## WHAT TO WORK ON
Every line from the start of the records through the line with "86.16, 86.14, 86.05]" is to be written out exactly; pictures are not.

____ SUPPLIED DATA

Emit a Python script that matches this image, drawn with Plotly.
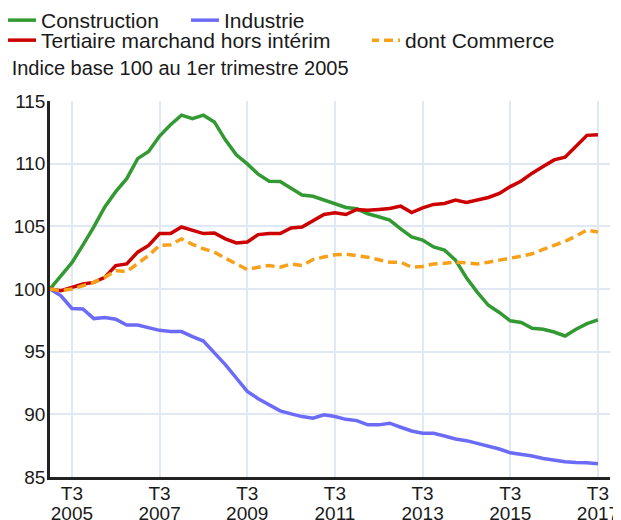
import plotly.graph_objects as go

years = list(range(2005, 2018))
quarters = [f"T{q} {y}" for y in years for q in (1, 2, 3, 4)][:51]  # T1 2005 .. T3 2017

construction = [100.0, 101.07, 102.1, 103.5, 104.95, 106.55, 107.77, 108.8, 110.4, 110.97,
                112.2, 113.1, 113.87, 113.6, 113.87, 113.33, 111.9, 110.7, 109.98, 109.16,
                108.6, 108.57, 108.03, 107.5, 107.4, 107.1, 106.8, 106.5, 106.4, 106.0,
                105.76, 105.5, 104.8, 104.15, 103.9, 103.35, 103.1, 102.3, 100.9, 99.73,
                98.7, 98.13, 97.46, 97.33, 96.87, 96.79, 96.57, 96.25, 96.79, 97.24, 97.53]

industrie = [100.0, 99.46, 98.45, 98.4, 97.64, 97.72, 97.59, 97.13, 97.13, 96.92,
             96.7, 96.6, 96.6, 96.2, 95.85, 94.9, 93.97, 92.9, 91.83, 91.25,
             90.76, 90.28, 90.04, 89.82, 89.69, 89.96, 89.82, 89.6, 89.5, 89.16,
             89.16, 89.29, 88.97, 88.67, 88.49, 88.49, 88.27, 88.03, 87.9, 87.69,
             87.5, 87.23, 86.93, 86.83, 86.67, 86.48, 86.35, 86.21, 86.16, 86.14, 86.05]

tertiaire = [100.0, 99.86, 100.13, 100.4, 100.53, 100.93, 101.87, 102.0, 102.94, 103.48,
             104.42, 104.42, 104.95, 104.7, 104.42, 104.47, 104.0, 103.67, 103.75, 104.34,
             104.42, 104.42, 104.87, 104.95, 105.49, 105.95, 106.08, 105.94, 106.35, 106.29,
             106.35, 106.43, 106.61, 106.1, 106.48, 106.75, 106.83, 107.09, 106.9, 107.09,
             107.3, 107.63, 108.17, 108.62, 109.24, 109.77, 110.3, 110.52, 111.43, 112.26, 112.31]

commerce = [100.0, 99.86, 100.0, 100.27, 100.53, 100.93, 101.47, 101.39, 102.0, 102.68,
            103.48, 103.53, 104.0, 103.56, 103.21, 102.94, 102.46, 102.0, 101.55, 101.74,
            101.87, 101.74, 102.0, 101.87, 102.35, 102.55, 102.73, 102.78, 102.68, 102.54,
            102.33, 102.14, 102.14, 101.74, 101.8, 102.0, 102.05, 102.14, 102.08, 102.0,
            102.14, 102.27, 102.46, 102.62, 102.81, 103.16, 103.48, 103.8, 104.23, 104.7, 104.55]

y_ticks = [85, 90, 95, 100, 105, 110, 115]

x = list(range(len(quarters)))
tick_idx = [i for i, q in enumerate(quarters) if q.startswith("T3") and int(q[-4:]) % 2 == 1]
tick_quarter = [quarters[i].split(" ")[0] for i in tick_idx]
tick_year = [quarters[i].split(" ")[1] for i in tick_idx]

FONT = "Liberation Sans, Arial, sans-serif"
W, H = 613, 512          # page body has an 8px margin
L, R, T, B = 42, 11, 93, 43
PW, PH = W - L - R, H - T - B
XR = [0, 51.1]


def px_x(p):  # figure pixel -> paper x
    return (p - L) / PW


def px_y(p):  # figure pixel -> paper y
    return 1 + (T - p) / PH


fig = go.Figure()
fig.add_trace(go.Scatter(x=x, y=construction, name="Construction", mode="lines",
                         line=dict(color="#339933", width=3.5), legend="legend",
                         hovertext=quarters))
fig.add_trace(go.Scatter(x=x, y=industrie, name="Industrie", mode="lines",
                         line=dict(color="#6b6bf7", width=3.5), legend="legend2",
                         hovertext=quarters))
fig.add_trace(go.Scatter(x=x, y=tertiaire, name="Tertiaire marchand hors intérim", mode="lines",
                         line=dict(color="#cc0000", width=3.5), legend="legend3",
                         hovertext=quarters))
fig.add_trace(go.Scatter(x=x, y=commerce, name="dont Commerce", mode="lines", xaxis="x2",
                         line=dict(color="#f7a11a", width=3.5, dash="9px,5px"), legend="legend4",
                         hovertext=quarters))

leg_common = dict(orientation="h", xref="paper", yref="paper", xanchor="left", yanchor="middle",
                  font=dict(size=21), bgcolor="rgba(0,0,0,0)", indentation=-7, itemclick=False)

fig.update_layout(
    width=W, height=H,
    margin=dict(l=L, r=R, t=T, b=B, autoexpand=False),
    paper_bgcolor="white", plot_bgcolor="white",
    font=dict(family=FONT, size=19, color="#1a1a1a"),
    title=dict(text="Indice base 100 au 1er trimestre 2005", xref="container", yref="container",
               x=3.7/W, y=1-60/H, xanchor="left", yanchor="middle",
               font=dict(size=20, color="#1a1a1a")),
    legend=dict(x=px_x(0), y=px_y(12.5), **leg_common),
    legend2=dict(x=px_x(183), y=px_y(12.5), **leg_common),
    legend3=dict(x=px_x(0), y=px_y(32.5), **leg_common),
    legend4=dict(x=px_x(364), y=px_y(32.5), **leg_common),
    showlegend=True,
    xaxis=dict(range=XR, tickvals=tick_idx, ticktext=tick_quarter,
               showgrid=True, gridcolor="#dfe8f3", gridwidth=1.5,
               showline=True, linecolor="#222", linewidth=2.5, zeroline=False,
               ticks="", tickfont=dict(size=19), automargin=False, ticklabelstandoff=-3),
    xaxis2=dict(overlaying="x", anchor="y", side="bottom", range=XR,
                tickvals=tick_idx, ticktext=tick_year, showgrid=False, showline=False,
                zeroline=False, ticks="", tickfont=dict(size=19), automargin=False,
                ticklabelstandoff=23),
    yaxis=dict(range=[85, 115], tickvals=y_ticks,
               showgrid=True, gridcolor="#dfe8f3", gridwidth=1.5,
               showline=True, linecolor="#222", linewidth=2.5, zeroline=False,
               ticks="", tickfont=dict(size=19), automargin=False, ticklabelstandoff=-2),
)

fig.write_html("out.html")
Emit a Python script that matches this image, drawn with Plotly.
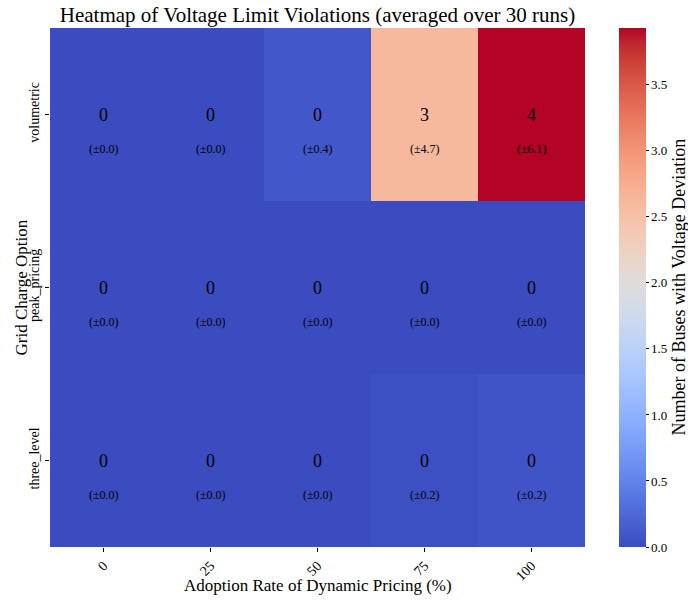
import plotly.graph_objects as go

adoption_rates = ["0", "25", "50", "75", "100"]
grid_options = ["volumetric", "peak_pricing", "three_level"]
mean_values = [
    [0.0, 0.0, 0.1, 2.6, 3.93],
    [0.0, 0.0, 0.0, 0.0, 0.0],
    [0.0, 0.0, 0.0, 0.033, 0.067],
]
std_values = [
    [0.0, 0.0, 0.4, 4.7, 6.1],
    [0.0, 0.0, 0.0, 0.0, 0.0],
    [0.0, 0.0, 0.0, 0.2, 0.2],
]

coolwarm_pts = [
    (59, 76, 192), (68, 90, 204), (77, 104, 215), (87, 117, 225), (98, 130, 234),
    (108, 142, 241), (119, 154, 247), (130, 165, 251), (141, 176, 254), (152, 185, 255),
    (163, 194, 255), (174, 201, 253), (184, 208, 249), (194, 213, 244), (204, 217, 238),
    (213, 219, 230), (221, 221, 221), (229, 216, 209), (236, 211, 197), (241, 204, 185),
    (245, 196, 173), (247, 187, 160), (247, 177, 148), (247, 166, 135), (244, 154, 123),
    (241, 141, 111), (236, 127, 99), (229, 112, 88), (222, 96, 77), (213, 80, 66),
    (203, 62, 56), (192, 40, 47), (180, 4, 38),
]
n = len(coolwarm_pts) - 1
colorscale = [[i / n, "rgb(%d,%d,%d)" % c] for i, c in enumerate(coolwarm_pts)]

FONT = "Liberation Serif"
zmax = max(max(r) for r in mean_values)
xi = list(range(len(adoption_rates)))
yi = list(range(len(grid_options)))

W, H = 688, 601
ML, MR, MT, MB = 50, 103, 28, 54
PW, PH = W - ML - MR, H - MT - MB

fig = go.Figure(
    go.Heatmap(
        z=mean_values,
        x=xi,
        y=yi,
        colorscale=colorscale,
        zmin=0,
        zmax=zmax,
        xgap=0,
        ygap=0,
        hoverinfo="skip",
        colorbar=dict(
            thickness=27,
            thicknessmode="pixels",
            len=1,
            lenmode="fraction",
            x=(619 - ML) / PW,
            xanchor="left",
            xpad=0,
            y=0.5,
            yanchor="middle",
            ypad=0,
            outlinewidth=0,
            tickvals=[0, 0.5, 1.0, 1.5, 2.0, 2.5, 3.0, 3.5],
            tickformat=".1f",
            ticks="outside",
            ticklen=3,
            tickcolor="black",
            tickfont=dict(family=FONT, size=13, color="black"),
        ),
    )
)

annotations = []
for i in yi:
    for j in xi:
        annotations.append(dict(
            x=j, y=i, xref="x", yref="y",
            text="%d" % round(mean_values[i][j] + 1e-9),
            showarrow=False,
            font=dict(family=FONT, size=18, color="black"),
        ))
        annotations.append(dict(
            x=j, y=i, xref="x", yref="y",
            text="(±%.1f)" % std_values[i][j],
            showarrow=False, yshift=-34,
            font=dict(family=FONT, size=12, color="black"),
        ))

# axis / colorbar titles as annotations at fixed positions
annotations.append(dict(
    text="Adoption Rate of Dynamic Pricing (%)",
    xref="paper", yref="paper", x=0.5, y=-(585 - (H - MB)) / PH,
    xanchor="center", yanchor="middle", showarrow=False,
    font=dict(family=FONT, size=17, color="black"),
))
annotations.append(dict(
    text="Grid Charge Option",
    xref="paper", yref="paper", x=-(ML - 21) / PW, y=0.5,
    xanchor="center", yanchor="middle", showarrow=False, textangle=-90,
    font=dict(family=FONT, size=17, color="black"),
))
annotations.append(dict(
    text="Number of Buses with Voltage Deviation",
    xref="paper", yref="paper", x=(678 - ML) / PW, y=0.5,
    xanchor="center", yanchor="middle", showarrow=False, textangle=-90,
    font=dict(family=FONT, size=18, color="black"),
))

fig.update_layout(
    width=W,
    height=H,
    margin=dict(l=ML, r=MR, t=MT, b=MB, autoexpand=False),
    paper_bgcolor="white",
    plot_bgcolor="white",
    font=dict(family=FONT, color="black"),
    title=dict(
        text="Heatmap of Voltage Limit Violations (averaged over 30 runs)",
        x=(ML + (W - MR)) / 2 / W, xanchor="center",
        y=1 - 15 / H, yanchor="middle",
        xref="container", yref="container",
        font=dict(family=FONT, size=21, color="black"),
    ),
    xaxis=dict(
        range=[-0.5, len(adoption_rates) - 0.5],
        tickmode="array", tickvals=xi, ticktext=adoption_rates,
        tickangle=-45,
        ticks="outside", ticklen=4, tickcolor="black",
        showgrid=False, zeroline=False, showline=False,
        automargin=False,
        tickfont=dict(family=FONT, size=14, color="black"),
    ),
    yaxis=dict(
        range=[len(grid_options) - 0.5, -0.5],
        tickmode="array", tickvals=yi, ticktext=grid_options,
        tickangle=-90,
        ticks="outside", ticklen=4, tickcolor="black",
        showgrid=False, zeroline=False, showline=False,
        automargin=False,
        tickfont=dict(family=FONT, size=14, color="black"),
    ),
    annotations=annotations,
)

fig.write_html("out.html")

________

## REPLY
Emit a Python script that matches this image, drawn with Plotly.
import plotly.graph_objects as go

years = list(range(2005, 2018))
quarters = [f"T{q} {y}" for y in years for q in (1, 2, 3, 4)][:51]  # T1 2005 .. T3 2017

construction = [100.0, 101.07, 102.1, 103.5, 104.95, 106.55, 107.77, 108.8, 110.4, 110.97,
                112.2, 113.1, 113.87, 113.6, 113.87, 113.33, 111.9, 110.7, 109.98, 109.16,
                108.6, 108.57, 108.03, 107.5, 107.4, 107.1, 106.8, 106.5, 106.4, 106.0,
                105.76, 105.5, 104.8, 104.15, 103.9, 103.35, 103.1, 102.3, 100.9, 99.73,
                98.7, 98.13, 97.46, 97.33, 96.87, 96.79, 96.57, 96.25, 96.79, 97.24, 97.53]

industrie = [100.0, 99.46, 98.45, 98.4, 97.64, 97.72, 97.59, 97.13, 97.13, 96.92,
             96.7, 96.6, 96.6, 96.2, 95.85, 94.9, 93.97, 92.9, 91.83, 91.25,
             90.76, 90.28, 90.04, 89.82, 89.69, 89.96, 89.82, 89.6, 89.5, 89.16,
             89.16, 89.29, 88.97, 88.67, 88.49, 88.49, 88.27, 88.03, 87.9, 87.69,
             87.5, 87.23, 86.93, 86.83, 86.67, 86.48, 86.35, 86.21, 86.16, 86.14, 86.05]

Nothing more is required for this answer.